355 views Asked by At

I am reading data from a flat file with fixed length, and I applied the following script:

CREATE EXTERNAL TABLE `test_table`.`test_data`
(test_column1 STRING,
test_column2 STRING
) 
ROW FORMAT SERDE 'org.apache.hadoop.hive.contrib.serde2.RegexSerDe' 
WITH SERDEPROPERTIES ("input.regex" = "(.{10})(.{10})" )
STORED AS INPUTFORMAT 
  'org.apache.hadoop.mapred.TextInputFormat' 
OUTPUTFORMAT 
  'org.apache.hadoop.hive.ql.io.HiveIgnoreKeyTextOutputFormat'
LOCATION '<specified location>';

I ran the select * from `test_table`.`test_data` query, and it worked fine.

When I ran the select count(1) from `test_table`.`test_data` query, it gives the following error.

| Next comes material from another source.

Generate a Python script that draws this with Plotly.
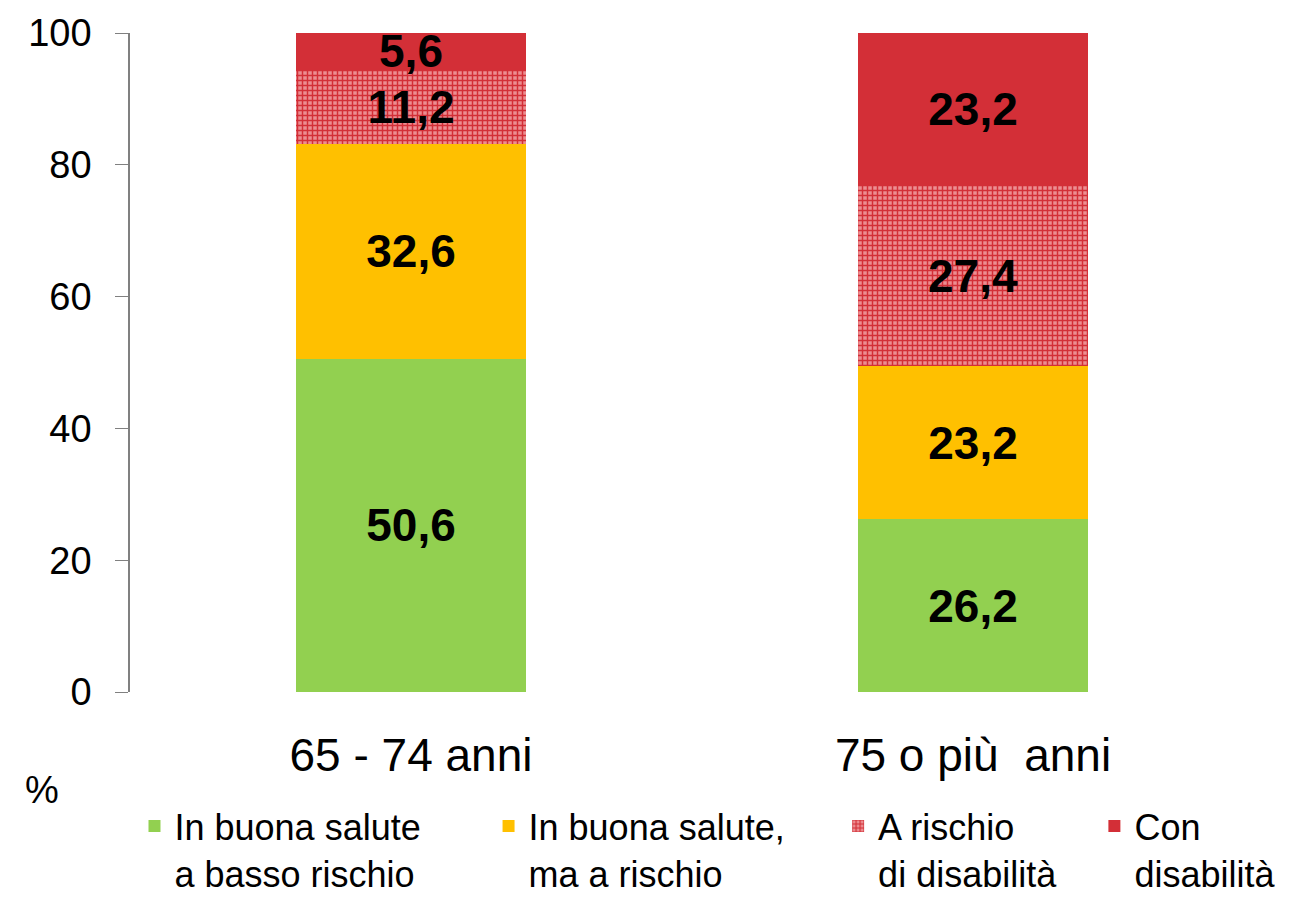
import plotly.graph_objects as go

categories = ["65 - 74 anni", "75 o più  anni"]
series_names = ["In buona salute<br>a basso rischio", "In buona salute,<br>ma a rischio",
                "A rischio<br>di disabilità", "Con<br>disabilità"]
v_buona_basso = [50.6, 26.2]
v_buona_rischio = [32.6, 23.2]
v_rischio_dis = [11.2, 27.4]
v_con_dis = [5.6, 23.2]
y_ticks = [0, 20, 40, 60, 80, 100]

colors = ["#92D050", "#FFC000", "#D9343B", "#D32F37"]
values = [v_buona_basso, v_buona_rischio, v_rischio_dis, v_con_dis]
legend_ids = ["legend", "legend2", "legend3", "legend4"]
legend_x = [0.004, 0.319, 0.630, 0.858]

fig = go.Figure()
for i, (name, vals) in enumerate(zip(series_names, values)):
    marker = dict(color=colors[i], line=dict(width=0))
    if i == 2:
        marker["pattern"] = dict(shape="+", fgcolor="#D32F37", bgcolor="#EC8D91",
                                 size=5, solidity=0.5, fillmode="replace")
    fig.add_trace(go.Bar(
        x=categories, y=vals, name=name, marker=marker, width=0.41,
        legend=legend_ids[i],
        texttemplate="%{y:.1f}", textposition="inside", insidetextanchor="middle",
        textangle=0, constraintext="none",
        textfont=dict(family="Liberation Sans, Arial", size=46, color="black", weight="bold"),
    ))

legend_common = dict(orientation="h", y=-0.158, xanchor="left", yanchor="top",
                     font=dict(size=36, color="black"), valign="top",
                     itemclick=False, bgcolor="rgba(0,0,0,0)")

fig.update_layout(
    barmode="stack",
    separators=",.",
    width=1288, height=890,
    margin=dict(l=122, r=42, t=25, b=206, autoexpand=False),
    paper_bgcolor="white", plot_bgcolor="white",
    uniformtext=dict(minsize=46, mode="show"),
    font=dict(family="Liberation Sans, Arial", color="black"),
    showlegend=True,
    legend=dict(x=legend_x[0], **legend_common),
    legend2=dict(x=legend_x[1], **legend_common),
    legend3=dict(x=legend_x[2], **legend_common),
    legend4=dict(x=legend_x[3], **legend_common),
    xaxis=dict(showline=False, ticks="", tickfont=dict(size=46), showgrid=False,
               ticklabelstandoff=32),
    yaxis=dict(range=[0, 100], tickvals=y_ticks, showgrid=False, zeroline=False,
               showline=True, linecolor="#808080", linewidth=1.5,
               ticks="outside", ticklen=13, tickcolor="#808080",
               tickfont=dict(size=38), ticklabelstandoff=16),
    annotations=[dict(text="%", xref="paper", yref="paper", x=-0.078, y=-0.149,
                      showarrow=False, font=dict(size=38), xanchor="center", yanchor="middle")],
)

fig.write_html("out.html")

SQL Error [2] [08S01]: Error while processing statement: FAILED: Execution Error, return code 2 from org.apache.hadoop.hive.ql.exec.tez.TezTask. Vertex failed, vertexName=Map 1, vertexId=vertex_1620900284233_0004_195_00, diagnostics=[Task failed, taskId=task_1620900284233_0004_195_00_000000, diagnostics=[TaskAttempt 0 failed, info=[Error: Error while running task ( failure ) : attempt_1620900284233_0004_195_00_000000_0:java.lang.RuntimeException: java.lang.RuntimeException: java.io.IOException: org.apache.hadoop.hive.ql.metadata.HiveException: Error creating SerDe for LLAP IO

Can anyone advise what exactly does Error creating SerDe for LLAP IO imply, and how I can go about solving the issue, please?

1

There are 1 answers

0
Kong Yong On

Issue resolved. Below answer quoted from here

'RegexSerDe' is part of 'hive-contrib' library. From Hive 0.10 onwards the serde is part of 'hive-serde-<version>.jar'

Create the table with latest serde 'org.apache.hadoop.hive.serde2.RegexSerDe' instead of 'org.apache.hadoop.hive.contrib.serde2.RegexSerDe'

You can also run alter table to modify the serde as below

ALTER TABLE <TABLENAME> SET SERDE 'org.apache.hadoop.hive.serde2.RegexSerDe';